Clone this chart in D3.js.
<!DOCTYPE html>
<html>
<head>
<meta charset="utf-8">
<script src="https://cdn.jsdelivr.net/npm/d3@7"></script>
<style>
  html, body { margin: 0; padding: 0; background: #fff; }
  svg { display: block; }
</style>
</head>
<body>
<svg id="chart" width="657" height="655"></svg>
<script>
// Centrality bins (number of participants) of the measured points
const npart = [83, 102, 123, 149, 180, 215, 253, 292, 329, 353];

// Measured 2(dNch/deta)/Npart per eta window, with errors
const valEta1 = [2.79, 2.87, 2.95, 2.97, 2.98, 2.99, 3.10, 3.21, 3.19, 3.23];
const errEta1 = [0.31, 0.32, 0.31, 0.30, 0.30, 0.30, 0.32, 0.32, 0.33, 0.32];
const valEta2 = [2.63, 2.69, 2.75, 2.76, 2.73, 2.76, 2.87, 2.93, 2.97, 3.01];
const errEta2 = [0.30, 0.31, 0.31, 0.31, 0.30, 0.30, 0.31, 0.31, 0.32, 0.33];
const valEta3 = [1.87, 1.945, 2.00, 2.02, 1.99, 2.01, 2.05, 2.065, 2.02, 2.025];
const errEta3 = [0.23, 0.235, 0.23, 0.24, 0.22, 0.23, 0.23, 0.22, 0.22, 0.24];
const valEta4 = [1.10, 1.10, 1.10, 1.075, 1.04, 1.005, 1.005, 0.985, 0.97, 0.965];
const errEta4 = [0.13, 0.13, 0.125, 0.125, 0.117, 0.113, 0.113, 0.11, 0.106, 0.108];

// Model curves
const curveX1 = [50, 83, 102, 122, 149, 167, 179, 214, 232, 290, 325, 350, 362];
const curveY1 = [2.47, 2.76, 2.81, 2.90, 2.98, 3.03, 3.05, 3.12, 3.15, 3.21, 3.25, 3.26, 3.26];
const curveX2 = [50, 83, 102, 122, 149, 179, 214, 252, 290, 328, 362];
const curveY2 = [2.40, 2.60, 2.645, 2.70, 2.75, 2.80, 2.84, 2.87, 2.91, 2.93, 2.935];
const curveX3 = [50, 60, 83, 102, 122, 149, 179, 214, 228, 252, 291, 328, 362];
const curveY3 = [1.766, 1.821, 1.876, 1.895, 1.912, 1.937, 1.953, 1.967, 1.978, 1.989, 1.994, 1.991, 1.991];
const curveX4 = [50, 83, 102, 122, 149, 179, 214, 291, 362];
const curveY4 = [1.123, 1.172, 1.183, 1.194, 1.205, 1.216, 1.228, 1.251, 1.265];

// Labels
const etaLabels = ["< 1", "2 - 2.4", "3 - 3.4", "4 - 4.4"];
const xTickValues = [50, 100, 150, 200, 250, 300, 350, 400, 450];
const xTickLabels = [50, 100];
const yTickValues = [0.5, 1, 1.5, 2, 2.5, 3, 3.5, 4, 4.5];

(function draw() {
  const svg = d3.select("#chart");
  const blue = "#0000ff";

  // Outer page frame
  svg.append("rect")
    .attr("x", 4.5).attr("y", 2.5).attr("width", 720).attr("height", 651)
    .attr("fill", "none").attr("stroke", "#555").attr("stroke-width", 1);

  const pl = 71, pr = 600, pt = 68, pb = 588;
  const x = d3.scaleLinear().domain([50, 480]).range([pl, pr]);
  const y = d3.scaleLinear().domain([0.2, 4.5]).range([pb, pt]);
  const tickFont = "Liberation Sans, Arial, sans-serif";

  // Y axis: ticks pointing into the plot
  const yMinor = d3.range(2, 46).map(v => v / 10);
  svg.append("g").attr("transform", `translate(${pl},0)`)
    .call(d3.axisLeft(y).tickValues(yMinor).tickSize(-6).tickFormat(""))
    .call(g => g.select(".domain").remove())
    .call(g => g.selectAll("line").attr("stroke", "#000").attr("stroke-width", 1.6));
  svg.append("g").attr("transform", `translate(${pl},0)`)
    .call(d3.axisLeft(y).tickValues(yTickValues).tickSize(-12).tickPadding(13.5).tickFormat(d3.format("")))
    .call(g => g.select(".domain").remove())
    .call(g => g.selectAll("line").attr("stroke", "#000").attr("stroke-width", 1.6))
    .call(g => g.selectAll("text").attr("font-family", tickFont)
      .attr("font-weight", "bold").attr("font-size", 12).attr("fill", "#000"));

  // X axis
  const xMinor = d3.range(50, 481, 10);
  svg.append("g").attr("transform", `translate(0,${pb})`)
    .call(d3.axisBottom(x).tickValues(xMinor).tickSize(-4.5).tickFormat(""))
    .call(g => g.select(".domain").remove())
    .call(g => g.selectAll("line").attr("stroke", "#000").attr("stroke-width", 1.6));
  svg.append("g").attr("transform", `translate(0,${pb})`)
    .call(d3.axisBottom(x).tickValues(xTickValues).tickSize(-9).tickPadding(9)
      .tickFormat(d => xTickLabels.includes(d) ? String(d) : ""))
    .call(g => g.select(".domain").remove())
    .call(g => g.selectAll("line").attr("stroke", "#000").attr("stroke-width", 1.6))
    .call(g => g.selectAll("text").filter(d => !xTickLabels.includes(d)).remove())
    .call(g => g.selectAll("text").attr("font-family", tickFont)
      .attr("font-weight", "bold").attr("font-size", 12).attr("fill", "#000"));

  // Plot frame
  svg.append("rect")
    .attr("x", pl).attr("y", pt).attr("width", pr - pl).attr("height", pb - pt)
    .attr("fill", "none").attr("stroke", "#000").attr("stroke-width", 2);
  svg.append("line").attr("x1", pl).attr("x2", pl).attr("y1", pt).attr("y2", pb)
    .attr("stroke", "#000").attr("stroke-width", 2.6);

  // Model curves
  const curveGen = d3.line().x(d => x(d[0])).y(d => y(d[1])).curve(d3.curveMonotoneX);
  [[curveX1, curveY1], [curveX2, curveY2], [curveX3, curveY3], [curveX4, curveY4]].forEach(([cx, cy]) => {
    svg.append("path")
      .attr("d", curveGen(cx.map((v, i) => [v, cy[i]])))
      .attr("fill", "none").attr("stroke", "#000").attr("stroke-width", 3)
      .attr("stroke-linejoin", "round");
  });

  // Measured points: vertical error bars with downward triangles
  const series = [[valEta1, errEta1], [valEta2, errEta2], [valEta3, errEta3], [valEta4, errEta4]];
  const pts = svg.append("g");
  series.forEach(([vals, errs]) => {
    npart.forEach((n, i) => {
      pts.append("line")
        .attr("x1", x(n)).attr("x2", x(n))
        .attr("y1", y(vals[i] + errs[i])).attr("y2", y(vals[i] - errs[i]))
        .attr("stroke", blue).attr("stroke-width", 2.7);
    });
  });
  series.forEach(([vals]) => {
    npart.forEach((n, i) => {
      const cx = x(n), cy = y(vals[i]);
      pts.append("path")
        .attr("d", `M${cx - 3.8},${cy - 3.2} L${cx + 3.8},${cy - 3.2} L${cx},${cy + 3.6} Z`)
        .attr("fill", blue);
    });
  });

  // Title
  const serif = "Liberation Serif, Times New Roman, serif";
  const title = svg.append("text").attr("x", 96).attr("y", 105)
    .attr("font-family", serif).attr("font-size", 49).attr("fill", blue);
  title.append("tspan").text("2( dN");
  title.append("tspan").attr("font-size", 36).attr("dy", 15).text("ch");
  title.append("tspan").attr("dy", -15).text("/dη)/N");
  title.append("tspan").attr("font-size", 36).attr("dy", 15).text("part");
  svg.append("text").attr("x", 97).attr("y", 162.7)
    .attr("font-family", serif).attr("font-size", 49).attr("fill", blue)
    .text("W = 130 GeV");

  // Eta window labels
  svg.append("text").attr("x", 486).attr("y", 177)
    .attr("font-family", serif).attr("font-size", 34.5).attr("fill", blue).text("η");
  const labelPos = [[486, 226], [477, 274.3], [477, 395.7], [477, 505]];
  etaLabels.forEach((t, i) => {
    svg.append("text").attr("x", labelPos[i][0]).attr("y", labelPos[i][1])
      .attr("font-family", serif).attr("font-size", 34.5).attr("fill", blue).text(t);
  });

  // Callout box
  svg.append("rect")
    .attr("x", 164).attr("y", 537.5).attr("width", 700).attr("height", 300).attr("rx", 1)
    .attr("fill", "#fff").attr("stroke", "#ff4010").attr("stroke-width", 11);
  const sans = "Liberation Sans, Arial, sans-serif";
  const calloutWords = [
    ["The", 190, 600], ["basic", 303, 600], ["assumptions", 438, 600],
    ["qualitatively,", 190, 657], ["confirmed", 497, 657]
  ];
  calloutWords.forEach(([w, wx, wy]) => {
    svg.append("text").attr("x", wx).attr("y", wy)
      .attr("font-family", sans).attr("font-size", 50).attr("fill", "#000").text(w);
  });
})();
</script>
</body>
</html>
---
Directions for this task
Look above and repeat, character for character, the lines from the first one to the line with "292, 329, 353];", counting both.

Answer to the exercise
Clone this chart in D3.js.
<!DOCTYPE html>
<html>
<head>
<meta charset="utf-8">
<script src="https://cdn.jsdelivr.net/npm/d3@7"></script>
<style>
  html, body { margin: 0; padding: 0; background: #fff; }
  svg { display: block; }
</style>
</head>
<body>
<svg id="chart" width="657" height="655"></svg>
<script>
// Centrality bins (number of participants) of the measured points
const npart = [83, 102, 123, 149, 180, 215, 253, 292, 329, 353];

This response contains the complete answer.